Anita Davis wanted to be a translator. So she studied Russian at Youngstown State University.
Delphine Baldwin-Casey dreamed of becoming a nurse. So she took a job at St. Elizabeth’s Health Center.
Neither woman’s original career aspiration came true. Instead each has proudly worn blue for 30 years.
When they joined the Youngstown Police Department in 1978, Detective Sgts.
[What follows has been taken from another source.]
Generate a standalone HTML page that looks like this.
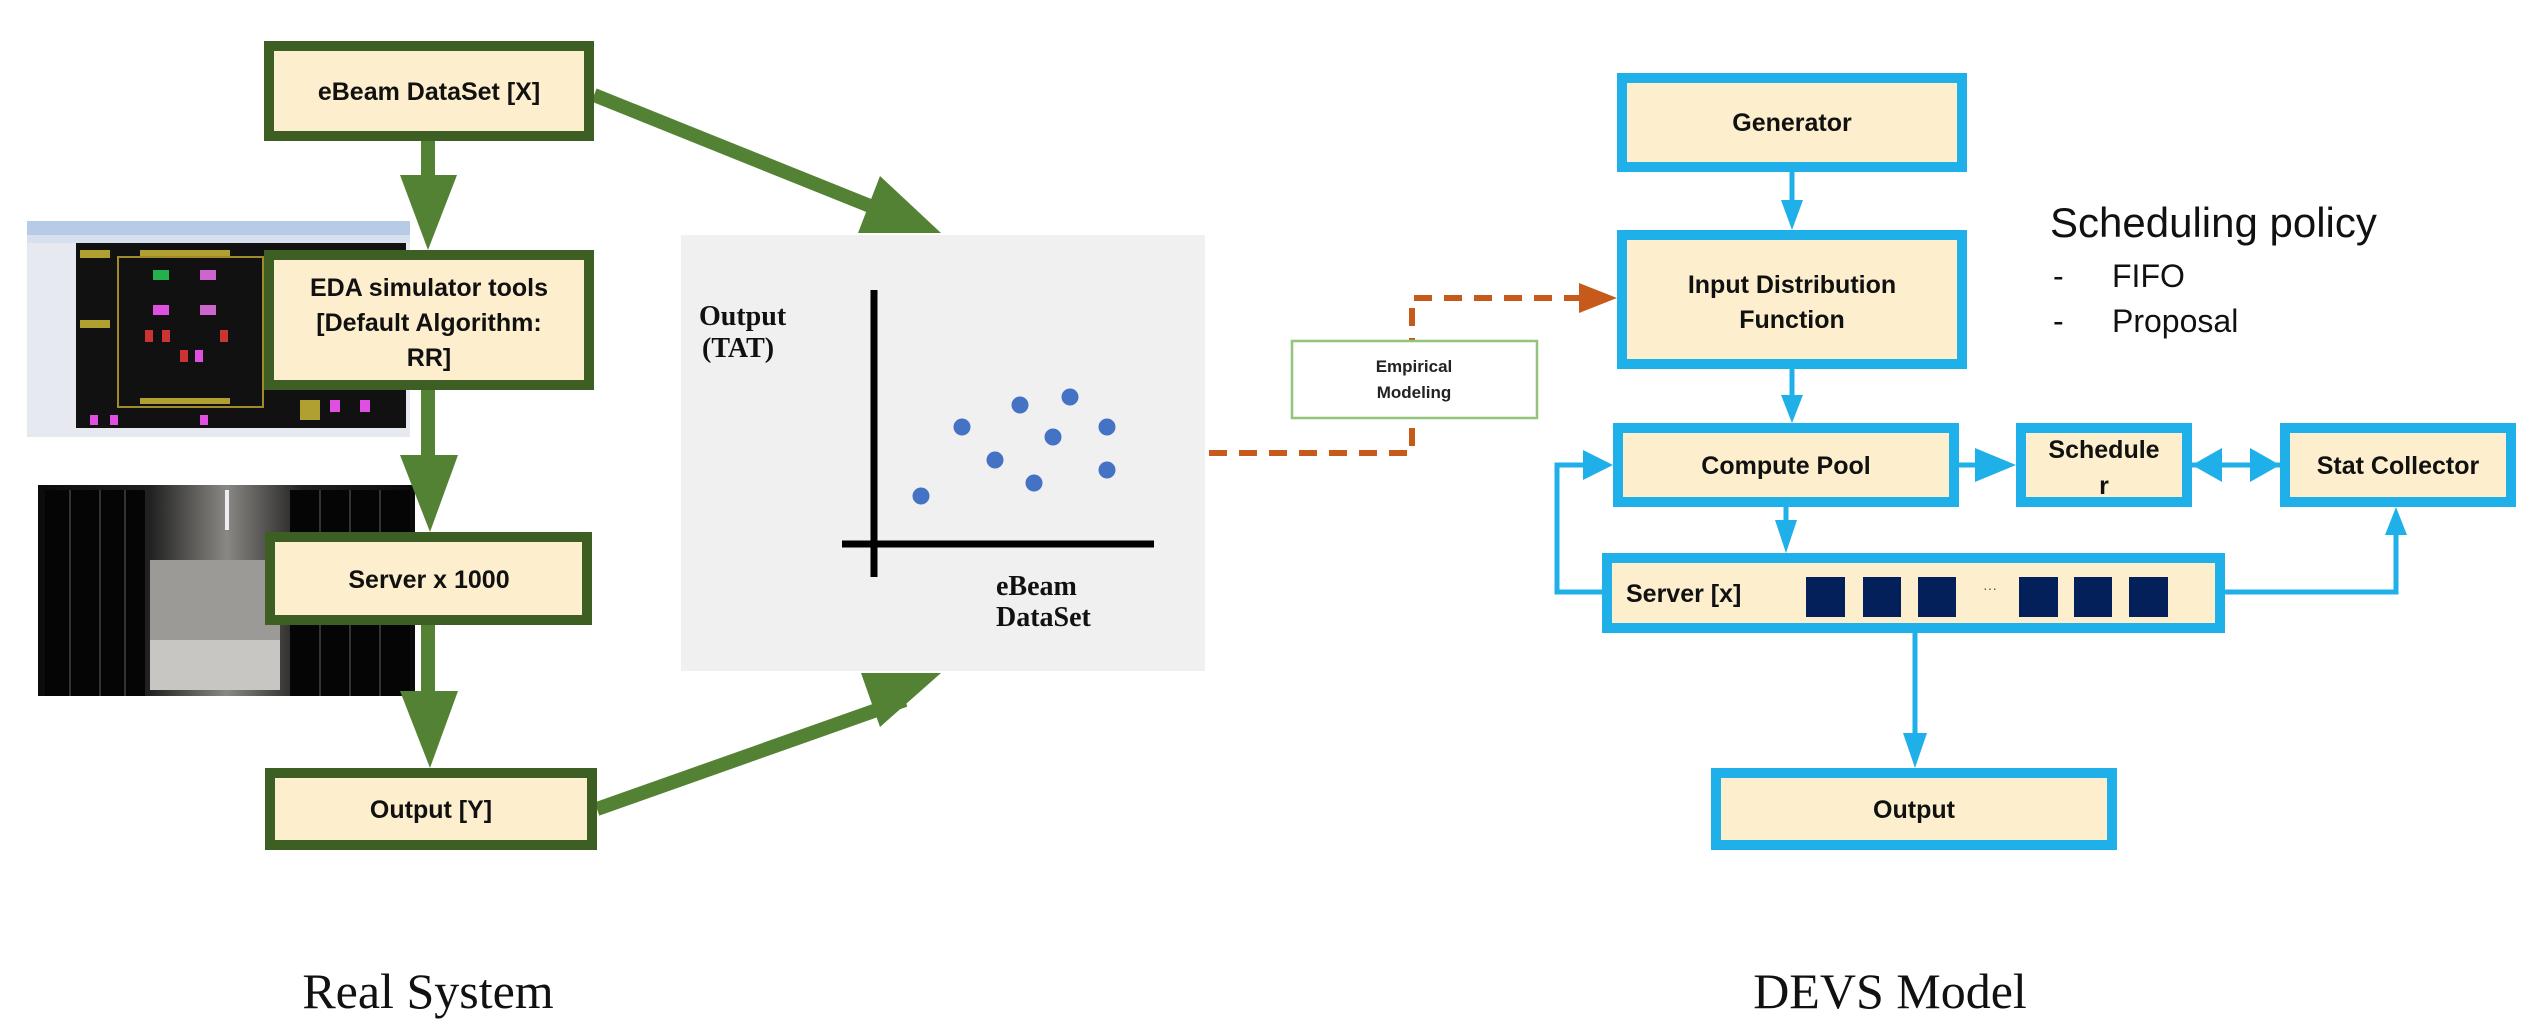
<!DOCTYPE html>
<html><head><meta charset="utf-8"><style>
html,body{margin:0;padding:0;background:#fff;}
svg{display:block;}
.b{font-family:"Liberation Sans",sans-serif;font-weight:bold;font-size:25px;fill:#111;text-anchor:middle;}
.s{font-family:"Liberation Serif",serif;font-weight:bold;fill:#111;}
</style></head><body>
<svg width="2543" height="1024" viewBox="0 0 2543 1024" xmlns="http://www.w3.org/2000/svg">
<!-- EDA screenshot -->
<rect x="27" y="221" width="383" height="216" fill="#e6eaf0"/>
<rect x="27" y="221" width="383" height="14" fill="#b8cbe6"/>
<rect x="27" y="235" width="383" height="8" fill="#d6e0ee"/>
<rect x="76" y="243" width="330" height="185" fill="#111"/>
<rect x="118" y="257" width="145" height="150" fill="none" stroke="#a08a2a" stroke-width="2"/>
<rect x="153" y="270" width="16" height="10" fill="#22b14c"/>
<rect x="200" y="270" width="16" height="10" fill="#cc66cc"/>
<rect x="153" y="305" width="16" height="10" fill="#e050e0"/>
<rect x="200" y="305" width="16" height="10" fill="#cc66cc"/>
<g fill="#cc3333"><rect x="145" y="330" width="8" height="12"/><rect x="162" y="330" width="8" height="12"/><rect x="180" y="350" width="8" height="12"/><rect x="220" y="330" width="8" height="12"/></g>
<g fill="#e050e0"><rect x="195" y="350" width="8" height="12"/><rect x="330" y="400" width="10" height="12"/><rect x="360" y="400" width="10" height="12"/><rect x="90" y="415" width="8" height="10"/><rect x="110" y="415" width="8" height="10"/><rect x="200" y="415" width="8" height="10"/></g>
<g fill="#b0a030"><rect x="80" y="250" width="30" height="8"/><rect x="140" y="250" width="90" height="6"/><rect x="140" y="398" width="90" height="6"/><rect x="80" y="320" width="30" height="8"/><rect x="300" y="400" width="20" height="20"/></g>
<!-- server room -->
<defs><linearGradient id="sr" x1="0" x2="1"><stop offset="0" stop-color="#0b0b0d"/><stop offset="0.3" stop-color="#222"/><stop offset="0.5" stop-color="#8a8884"/><stop offset="0.7" stop-color="#222"/><stop offset="1" stop-color="#0b0b0d"/></linearGradient></defs>
<rect x="38" y="485" width="377" height="211" fill="url(#sr)"/>
<rect x="150" y="560" width="130" height="130" fill="#9c9a96"/>
<rect x="150" y="640" width="130" height="50" fill="#c8c6c2"/>
<g fill="#050505"><rect x="45" y="490" width="100" height="206"/><rect x="290" y="490" width="120" height="206"/></g>
<g stroke="#333" stroke-width="2"><line x1="70" y1="490" x2="70" y2="696"/><line x1="100" y1="490" x2="100" y2="696"/><line x1="125" y1="490" x2="125" y2="696"/><line x1="320" y1="490" x2="320" y2="696"/><line x1="350" y1="490" x2="350" y2="696"/><line x1="380" y1="490" x2="380" y2="696"/></g>
<rect x="225" y="490" width="4" height="40" fill="#eee"/>

<!-- green arrows -->
<g fill="#548235" stroke="none">
<rect x="421" y="141" width="14" height="40"/><polygon points="400,175 457,175 428,250"/>
<rect x="421" y="390" width="14" height="70"/><polygon points="400,455 458,455 430,532"/>
<rect x="421" y="625" width="14" height="70"/><polygon points="400,691 458,691 430,768"/>
</g>
<line x1="594" y1="95" x2="895" y2="216" stroke="#548235" stroke-width="14"/>
<polygon points="880,176 941,233 858,233" fill="#548235"/>
<line x1="597" y1="809" x2="905" y2="700" stroke="#548235" stroke-width="14"/>
<polygon points="861,673 941,673 880,727" fill="#548235"/>

<!-- green boxes -->
<g fill="#fdefcd" stroke="#3e5f24" stroke-width="10">
<rect x="269" y="46" width="320" height="90"/>
<rect x="269" y="255" width="320" height="130"/>
<rect x="270" y="537" width="317" height="83"/>
<rect x="270" y="773" width="322" height="72"/>
</g>
<text class="b" x="429" y="100">eBeam DataSet [X]</text>
<text class="b" x="429" y="296">EDA simulator tools</text>
<text class="b" x="429" y="331">[Default Algorithm:</text>
<text class="b" x="429" y="366">RR]</text>
<text class="b" x="429" y="588">Server x 1000</text>
<text class="b" x="431" y="818">Output [Y]</text>

<!-- chart panel -->
<rect x="681" y="235" width="524" height="436" fill="#f0f0f0"/>
<line x1="874" y1="290" x2="874" y2="577" stroke="#000" stroke-width="7"/>
<line x1="842" y1="544" x2="1154" y2="544" stroke="#000" stroke-width="7"/>
<g fill="#4472c4">
<circle cx="921" cy="496" r="8.5"/><circle cx="962" cy="427" r="8.5"/><circle cx="995" cy="460" r="8.5"/><circle cx="1020" cy="405" r="8.5"/><circle cx="1034" cy="483" r="8.5"/><circle cx="1053" cy="437" r="8.5"/><circle cx="1070" cy="397" r="8.5"/><circle cx="1107" cy="427" r="8.5"/><circle cx="1107" cy="470" r="8.5"/>
</g>
<text class="s" x="699" y="325" font-size="28">Output</text>
<text class="s" x="702" y="357" font-size="28">(TAT)</text>
<text class="s" x="996" y="595" font-size="28">eBeam</text>
<text class="s" x="996" y="626" font-size="28">DataSet</text>

<!-- orange dashed -->
<g stroke="#c55a1a" stroke-width="6" fill="none" stroke-dasharray="18,12">
<polyline points="1209,453 1412,453 1412,298 1585,298"/>
</g>
<polygon points="1579,283 1617,298 1579,313" fill="#c55a1a"/>
<rect x="1292" y="341" width="245" height="77" fill="#fff" stroke="#93c47d" stroke-width="2.5"/>
<text x="1414" y="372" font-family="Liberation Sans,sans-serif" font-weight="bold" font-size="17" text-anchor="middle" fill="#222">Empirical</text>
<text x="1414" y="398" font-family="Liberation Sans,sans-serif" font-weight="bold" font-size="17" text-anchor="middle" fill="#222">Modeling</text>

<!-- blue connectors -->
<g stroke="#1fb0ea" stroke-width="5" fill="none">
<line x1="1792" y1="172" x2="1792" y2="205"/>
<line x1="1792" y1="369" x2="1792" y2="400"/>
<line x1="1786" y1="507" x2="1786" y2="530"/>
<polyline points="1602,592 1557,592 1557,465 1590,465"/>
<polyline points="2225,592 2396,592 2396,530"/>
<line x1="1915" y1="633" x2="1915" y2="745"/>
<line x1="1959" y1="465" x2="1990" y2="465"/>
<line x1="2192" y1="465" x2="2280" y2="465"/>
</g>
<g fill="#1fb0ea">
<polygon points="1781,200 1803,200 1792,230"/>
<polygon points="1781,395 1803,395 1792,423"/>
<polygon points="1775,520 1797,520 1786,553"/>
<polygon points="1583,450 1613,465 1583,480"/>
<polygon points="2385,535 2407,535 2396,507"/>
<polygon points="1903,733 1927,733 1915,768"/>
<polygon points="1975,448 2016,465 1975,482"/>
<polygon points="2192,465 2222,448 2222,482"/>
<polygon points="2280,465 2250,448 2250,482"/>
</g>
<!-- blue boxes -->
<g fill="#fdefcd" stroke="#1fb0ea" stroke-width="10">
<rect x="1622" y="78" width="340" height="89"/>
<rect x="1622" y="235" width="340" height="129"/>
<rect x="1618" y="428" width="336" height="74"/>
<rect x="2021" y="428" width="166" height="74"/>
<rect x="2285" y="428" width="226" height="74"/>
<rect x="1607" y="558" width="613" height="70"/>
<rect x="1716" y="773" width="396" height="72"/>
</g>
<text class="b" x="1792" y="131">Generator</text>
<text class="b" x="1792" y="293">Input Distribution</text>
<text class="b" x="1792" y="328">Function</text>
<text class="b" x="1786" y="474">Compute Pool</text>
<text class="b" x="2104" y="458">Schedule</text>
<text class="b" x="2104" y="494">r</text>
<text class="b" x="2398" y="474">Stat Collector</text>
<text class="b" x="1626" y="602" style="text-anchor:start">Server [x]</text>
<g fill="#03205a">
<rect x="1806" y="577" width="39" height="40"/><rect x="1863" y="577" width="38" height="40"/><rect x="1918" y="577" width="38" height="40"/>
<rect x="2019" y="577" width="39" height="40"/><rect x="2074" y="577" width="38" height="40"/><rect x="2129" y="577" width="39" height="40"/>
</g>
<text x="1990" y="593" font-family="Liberation Sans,sans-serif" font-size="14" text-anchor="middle" fill="#555">···</text>
<text class="b" x="1914" y="818">Output</text>

<!-- scheduling policy -->
<text x="2050" y="237" font-family="Liberation Sans,sans-serif" font-size="42" fill="#111">Scheduling policy</text>
<text x="2053" y="287" font-family="Liberation Sans,sans-serif" font-size="32" fill="#111">-</text>
<text x="2112" y="287" font-family="Liberation Sans,sans-serif" font-size="32" fill="#111">FIFO</text>
<text x="2053" y="332" font-family="Liberation Sans,sans-serif" font-size="32" fill="#111">-</text>
<text x="2112" y="332" font-family="Liberation Sans,sans-serif" font-size="32" fill="#111">Proposal</text>

<!-- titles -->
<text x="428" y="1008" font-family="Liberation Serif,serif" font-size="50" text-anchor="middle" fill="#111">Real System</text>
<text x="1890" y="1008" font-family="Liberation Serif,serif" font-size="50" text-anchor="middle" fill="#111">DEVS Model</text>
</svg>
</body></html>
Davis and Baldwin-Casey were two of the first women police officers to have patrol duties.
Davis was 25 years old and Baldwin-Casey was 27 when they started riding in cruisers and were sworn in with Wanda Cordero, Susan Colucci and Sharman Simon.
“For me it was just a fluke,” Davis said of her law enforcement career.
“It was no where in my mind set to be a police officer,” she said admitting that she was naive to what police work entailed.
Baldwin-Casey, too, was hesitant about signing up for law enforcement.
“Since our bunch [of women] was the first to do patrol work, we met with various resistance,” Davis said.
On a daily basis the women had to overcome the struggles of being in a “male chauvinistic work place,” she said. The two had to tolerate the sexism and comments, like “I don’t want to work with a woman.”
Even their restroom was substandard.
The department turned a small storage closet into the ladies room, Davis said.
“The bathroom was in the closet for 15 years,” she said, able to laugh about it now.
While Davis, Baldwin-Casey and their three cohorts were the first females to do patrol work, Lottie Mitchell was the first woman officer in Youngstown, according to Vindicator files. Her job title in 1921 was “Inspector of Private Places.”
The duties of her post included, “seeing that dancing in public places was proper, that youngsters conducted themselves with proper deportment in movie shows, parks, etc. and who sometimes had to see to it that elopements were nipped in the bud ...”
Mitchell and the women who proceeded her on the force were generally assigned to cases dealing only with women or juveniles, Baldwin-Casey said.
“To my knowledge, they weren’t able to carry weapons either,” she said.
In 1925 the “Inspector of Public Places” post was abolished and Mitchell became the matron of the county jail.
The title “policewoman” wasn’t used until the mid-1930’s, and even then women didn’t go on patrol.
By the late 1970’s, rules at YPD relaxed and Davis, Baldwin-Casey, along with Cordero, Colucci and Simon were assigned to routine patrol work. Of those five, Davis and Baldwin-Casey are the only two left at YPD.
“We all made a pact to stay one year,” Baldwin-Casey said.
It was a year full of being tested by men on the force, said Baldwin-Casey who believes she was purposely put on the toughest cases — decomposed bodies, fatal shootings and stabbings, among other gruesome crimes.
“What it takes most officers to see in five years, I experienced in my first year,” she said.
Neither Davis or Baldwin-Casey have lost that sense of toughness, which has helped keep them respected members of the force. After 10 years, Davis and Baldwin-Casey were finally promoted to detective sergeants.
“I’m pleased with what I’ve done on this job,” Davis said.
“I do like getting the bad guy, because I’ve seen the victims and the damage being done,” she said.
“Being able to make a difference when it came to violence against women and children,” is how Baldwin-Casey described her biggest achievement.
While Davis and Baldwin-Casey have witnessed many changes at the YPD, they’d like to see women should climb even higher on the law enforcement ladder.
“We still haven’t totally broken the glass ceiling,” said Baldwin-Casey noting that there haven’t been any female captains or chiefs.
“I was interviewed for the chief spot and that was exciting for me,” she said. “That’s something 30 years ago I never would have thought of.”
The closest a woman ever came to being chief was Norma Jean Higgins on Nov. 1, 1974.
At that time, Higgins was a 20-year veteran of the YPD and claimed the spot of Police Chief Donald Baker for one day, while he fulfilled a civil service requirement, according to Vindicator files.
“I can’t wait to see the day when we have a female police chief,” Davis said.